EXERCISE INPUT →

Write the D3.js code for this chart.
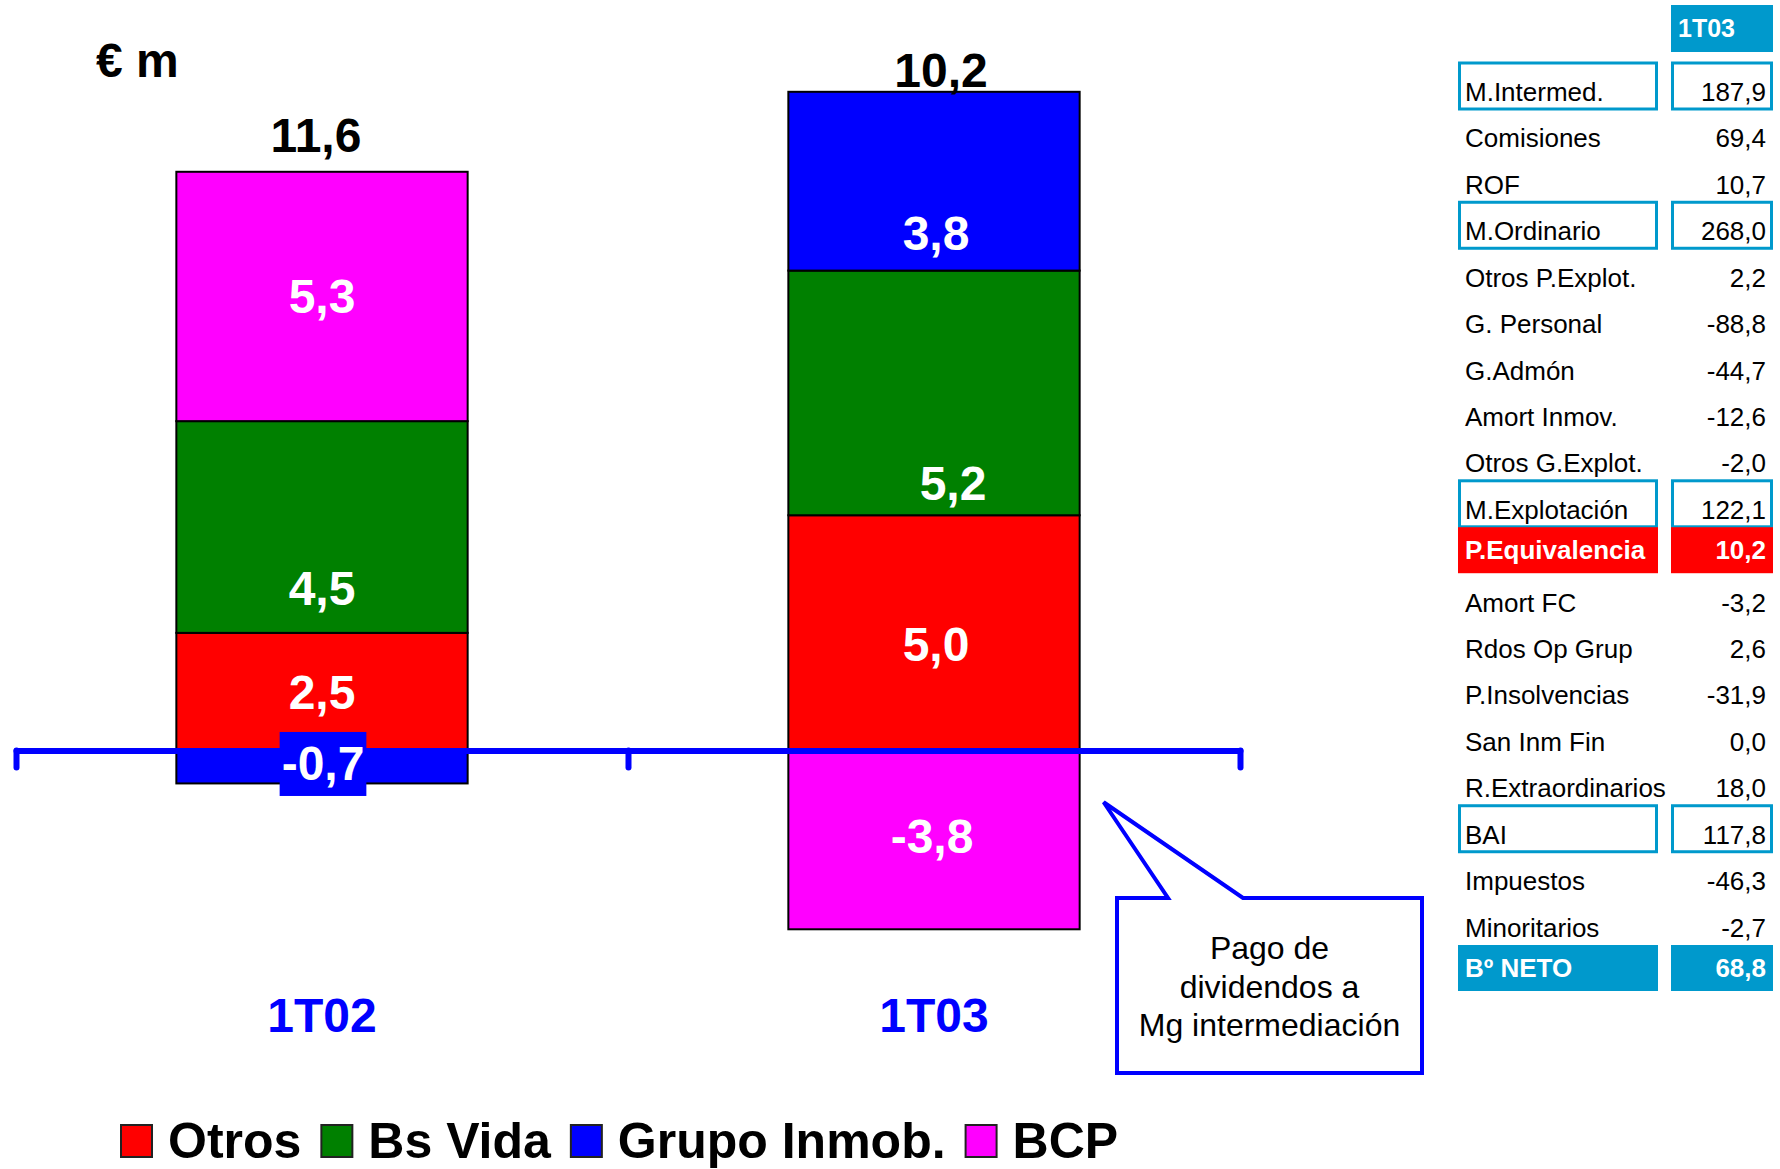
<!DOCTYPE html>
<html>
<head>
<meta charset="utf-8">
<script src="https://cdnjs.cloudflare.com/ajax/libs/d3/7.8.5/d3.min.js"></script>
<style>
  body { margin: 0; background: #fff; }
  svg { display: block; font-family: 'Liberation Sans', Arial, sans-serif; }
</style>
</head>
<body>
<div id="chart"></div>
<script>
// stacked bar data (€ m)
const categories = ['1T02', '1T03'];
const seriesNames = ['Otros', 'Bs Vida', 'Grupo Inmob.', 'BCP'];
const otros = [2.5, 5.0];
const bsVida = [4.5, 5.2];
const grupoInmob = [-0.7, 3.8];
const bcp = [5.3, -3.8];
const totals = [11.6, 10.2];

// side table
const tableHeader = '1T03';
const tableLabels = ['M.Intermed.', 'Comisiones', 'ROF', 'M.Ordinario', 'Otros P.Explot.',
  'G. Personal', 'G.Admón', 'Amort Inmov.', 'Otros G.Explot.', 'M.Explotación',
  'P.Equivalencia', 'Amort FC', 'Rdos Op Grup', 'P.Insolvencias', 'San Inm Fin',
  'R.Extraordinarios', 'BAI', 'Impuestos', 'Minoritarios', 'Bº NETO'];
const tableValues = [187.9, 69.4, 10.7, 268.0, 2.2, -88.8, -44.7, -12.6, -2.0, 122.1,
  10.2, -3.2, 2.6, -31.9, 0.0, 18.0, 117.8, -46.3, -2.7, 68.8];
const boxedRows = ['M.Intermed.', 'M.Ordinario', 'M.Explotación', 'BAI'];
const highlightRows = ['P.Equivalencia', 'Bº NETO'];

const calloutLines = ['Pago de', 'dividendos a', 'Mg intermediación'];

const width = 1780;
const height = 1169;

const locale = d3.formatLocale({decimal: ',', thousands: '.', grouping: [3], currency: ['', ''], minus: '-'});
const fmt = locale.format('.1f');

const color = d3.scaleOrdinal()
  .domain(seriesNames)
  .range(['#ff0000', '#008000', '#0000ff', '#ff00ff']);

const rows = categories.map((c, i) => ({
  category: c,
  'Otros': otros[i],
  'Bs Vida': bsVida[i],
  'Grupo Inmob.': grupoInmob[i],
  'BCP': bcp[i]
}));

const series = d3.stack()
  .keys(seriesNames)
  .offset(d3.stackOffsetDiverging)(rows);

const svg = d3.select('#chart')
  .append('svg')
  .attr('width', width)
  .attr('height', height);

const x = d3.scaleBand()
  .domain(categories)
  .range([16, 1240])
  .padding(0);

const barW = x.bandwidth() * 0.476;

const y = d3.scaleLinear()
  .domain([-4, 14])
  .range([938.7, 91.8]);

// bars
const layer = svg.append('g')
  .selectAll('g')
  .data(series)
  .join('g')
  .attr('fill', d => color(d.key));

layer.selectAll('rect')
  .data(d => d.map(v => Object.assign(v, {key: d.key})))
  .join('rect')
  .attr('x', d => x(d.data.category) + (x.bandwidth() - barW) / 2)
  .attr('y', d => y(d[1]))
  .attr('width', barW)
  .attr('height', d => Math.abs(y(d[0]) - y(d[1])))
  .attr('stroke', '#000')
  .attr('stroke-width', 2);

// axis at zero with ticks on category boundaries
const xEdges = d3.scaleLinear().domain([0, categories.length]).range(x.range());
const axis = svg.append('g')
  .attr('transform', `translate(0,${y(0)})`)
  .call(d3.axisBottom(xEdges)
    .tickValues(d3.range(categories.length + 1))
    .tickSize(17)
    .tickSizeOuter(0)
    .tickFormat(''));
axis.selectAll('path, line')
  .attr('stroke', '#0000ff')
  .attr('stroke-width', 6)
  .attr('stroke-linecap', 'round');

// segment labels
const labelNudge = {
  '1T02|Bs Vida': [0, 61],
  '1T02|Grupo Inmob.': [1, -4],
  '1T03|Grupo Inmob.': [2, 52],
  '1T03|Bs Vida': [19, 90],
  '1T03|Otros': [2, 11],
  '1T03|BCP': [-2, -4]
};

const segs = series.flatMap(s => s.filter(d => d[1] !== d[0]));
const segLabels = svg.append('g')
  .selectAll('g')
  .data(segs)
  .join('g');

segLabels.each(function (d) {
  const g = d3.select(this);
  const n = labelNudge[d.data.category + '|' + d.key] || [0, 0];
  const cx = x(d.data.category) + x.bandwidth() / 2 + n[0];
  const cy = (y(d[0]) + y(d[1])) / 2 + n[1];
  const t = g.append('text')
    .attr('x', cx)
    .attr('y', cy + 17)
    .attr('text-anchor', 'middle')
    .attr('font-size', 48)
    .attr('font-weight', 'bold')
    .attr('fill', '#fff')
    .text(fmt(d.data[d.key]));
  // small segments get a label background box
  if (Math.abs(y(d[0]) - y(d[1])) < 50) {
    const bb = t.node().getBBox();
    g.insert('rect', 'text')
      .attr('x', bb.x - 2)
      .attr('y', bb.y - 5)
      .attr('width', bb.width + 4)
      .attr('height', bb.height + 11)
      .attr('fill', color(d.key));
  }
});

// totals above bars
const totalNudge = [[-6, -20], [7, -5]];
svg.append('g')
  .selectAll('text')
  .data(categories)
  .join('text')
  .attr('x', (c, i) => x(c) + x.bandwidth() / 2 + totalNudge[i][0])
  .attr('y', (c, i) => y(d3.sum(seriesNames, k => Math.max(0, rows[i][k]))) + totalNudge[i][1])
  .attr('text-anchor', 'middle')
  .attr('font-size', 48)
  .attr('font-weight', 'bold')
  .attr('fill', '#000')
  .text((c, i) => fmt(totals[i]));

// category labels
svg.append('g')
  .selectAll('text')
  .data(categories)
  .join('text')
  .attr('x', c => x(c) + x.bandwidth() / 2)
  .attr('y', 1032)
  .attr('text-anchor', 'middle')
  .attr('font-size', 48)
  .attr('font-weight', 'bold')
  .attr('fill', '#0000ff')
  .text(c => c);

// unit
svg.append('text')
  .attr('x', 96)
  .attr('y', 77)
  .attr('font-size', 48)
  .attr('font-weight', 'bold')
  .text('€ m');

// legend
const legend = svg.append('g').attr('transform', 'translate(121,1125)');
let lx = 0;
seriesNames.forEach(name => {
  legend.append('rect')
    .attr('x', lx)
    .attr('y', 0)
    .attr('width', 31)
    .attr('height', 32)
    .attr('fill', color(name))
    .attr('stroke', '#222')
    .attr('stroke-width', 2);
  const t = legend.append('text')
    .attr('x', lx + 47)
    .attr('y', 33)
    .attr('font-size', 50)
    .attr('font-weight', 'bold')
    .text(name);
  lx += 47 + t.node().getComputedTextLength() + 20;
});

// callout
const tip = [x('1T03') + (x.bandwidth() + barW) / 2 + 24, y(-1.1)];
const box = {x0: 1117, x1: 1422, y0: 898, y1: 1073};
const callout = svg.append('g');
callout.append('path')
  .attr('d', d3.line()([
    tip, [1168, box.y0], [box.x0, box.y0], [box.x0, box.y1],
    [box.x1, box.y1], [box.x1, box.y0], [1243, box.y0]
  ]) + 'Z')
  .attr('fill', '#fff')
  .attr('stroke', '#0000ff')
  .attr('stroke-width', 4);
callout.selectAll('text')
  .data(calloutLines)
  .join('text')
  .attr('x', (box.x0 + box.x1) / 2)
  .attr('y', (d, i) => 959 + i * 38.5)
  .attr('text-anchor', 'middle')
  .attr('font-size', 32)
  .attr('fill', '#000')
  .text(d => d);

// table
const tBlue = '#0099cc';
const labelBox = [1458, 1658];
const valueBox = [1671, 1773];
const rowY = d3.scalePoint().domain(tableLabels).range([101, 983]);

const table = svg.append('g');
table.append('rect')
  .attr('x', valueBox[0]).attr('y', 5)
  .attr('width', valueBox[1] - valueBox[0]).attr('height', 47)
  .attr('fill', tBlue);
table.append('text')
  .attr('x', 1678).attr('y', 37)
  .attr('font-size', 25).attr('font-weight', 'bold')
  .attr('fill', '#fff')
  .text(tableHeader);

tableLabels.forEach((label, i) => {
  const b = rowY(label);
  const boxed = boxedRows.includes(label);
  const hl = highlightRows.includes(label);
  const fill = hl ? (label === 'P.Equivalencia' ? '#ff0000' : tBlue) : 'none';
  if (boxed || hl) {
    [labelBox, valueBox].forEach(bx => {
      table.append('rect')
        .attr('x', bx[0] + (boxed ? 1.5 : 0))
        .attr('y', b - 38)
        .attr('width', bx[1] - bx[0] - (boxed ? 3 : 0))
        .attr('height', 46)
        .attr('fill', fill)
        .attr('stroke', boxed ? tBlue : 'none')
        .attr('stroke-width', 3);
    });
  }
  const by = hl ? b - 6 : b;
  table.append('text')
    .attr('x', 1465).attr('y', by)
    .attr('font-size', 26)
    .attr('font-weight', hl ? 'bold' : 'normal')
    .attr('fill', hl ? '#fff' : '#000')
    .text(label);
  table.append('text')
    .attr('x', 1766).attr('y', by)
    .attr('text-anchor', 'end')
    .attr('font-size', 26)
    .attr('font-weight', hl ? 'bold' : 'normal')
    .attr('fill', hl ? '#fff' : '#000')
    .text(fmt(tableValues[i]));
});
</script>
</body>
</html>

--

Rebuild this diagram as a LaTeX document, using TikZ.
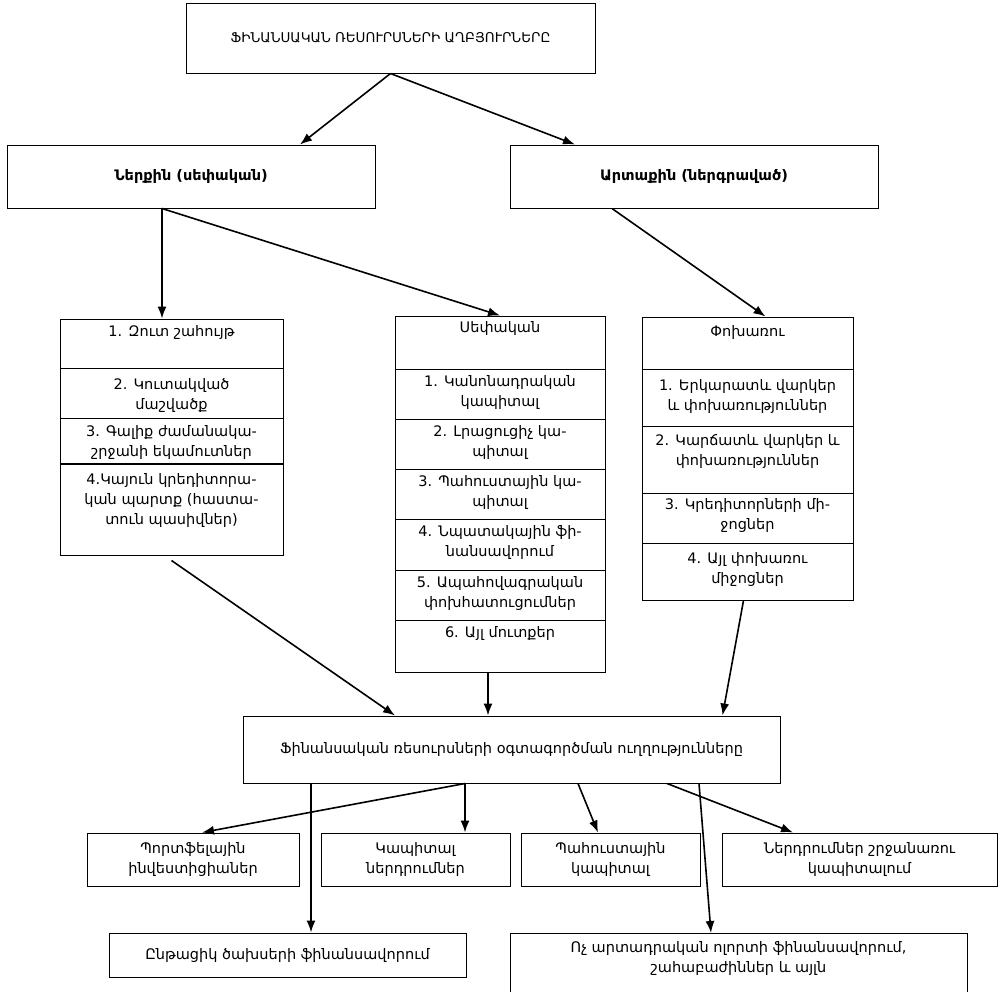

TASK DIRECTIONS → Above are some records; quote exactly and only the lines that begin at the line containing "Write the D3.js code for this chart." and stop after the line containing "const fmt = locale.format('.1f');", leaving out the pictures.

OUTPUT OF THE EXERCISE →
Write the D3.js code for this chart.
<!DOCTYPE html>
<html>
<head>
<meta charset="utf-8">
<script src="https://cdnjs.cloudflare.com/ajax/libs/d3/7.8.5/d3.min.js"></script>
<style>
  body { margin: 0; background: #fff; }
  svg { display: block; font-family: 'Liberation Sans', Arial, sans-serif; }
</style>
</head>
<body>
<div id="chart"></div>
<script>
// stacked bar data (€ m)
const categories = ['1T02', '1T03'];
const seriesNames = ['Otros', 'Bs Vida', 'Grupo Inmob.', 'BCP'];
const otros = [2.5, 5.0];
const bsVida = [4.5, 5.2];
const grupoInmob = [-0.7, 3.8];
const bcp = [5.3, -3.8];
const totals = [11.6, 10.2];

// side table
const tableHeader = '1T03';
const tableLabels = ['M.Intermed.', 'Comisiones', 'ROF', 'M.Ordinario', 'Otros P.Explot.',
  'G. Personal', 'G.Admón', 'Amort Inmov.', 'Otros G.Explot.', 'M.Explotación',
  'P.Equivalencia', 'Amort FC', 'Rdos Op Grup', 'P.Insolvencias', 'San Inm Fin',
  'R.Extraordinarios', 'BAI', 'Impuestos', 'Minoritarios', 'Bº NETO'];
const tableValues = [187.9, 69.4, 10.7, 268.0, 2.2, -88.8, -44.7, -12.6, -2.0, 122.1,
  10.2, -3.2, 2.6, -31.9, 0.0, 18.0, 117.8, -46.3, -2.7, 68.8];
const boxedRows = ['M.Intermed.', 'M.Ordinario', 'M.Explotación', 'BAI'];
const highlightRows = ['P.Equivalencia', 'Bº NETO'];

const calloutLines = ['Pago de', 'dividendos a', 'Mg intermediación'];

const width = 1780;
const height = 1169;

const locale = d3.formatLocale({decimal: ',', thousands: '.', grouping: [3], currency: ['', ''], minus: '-'});
const fmt = locale.format('.1f');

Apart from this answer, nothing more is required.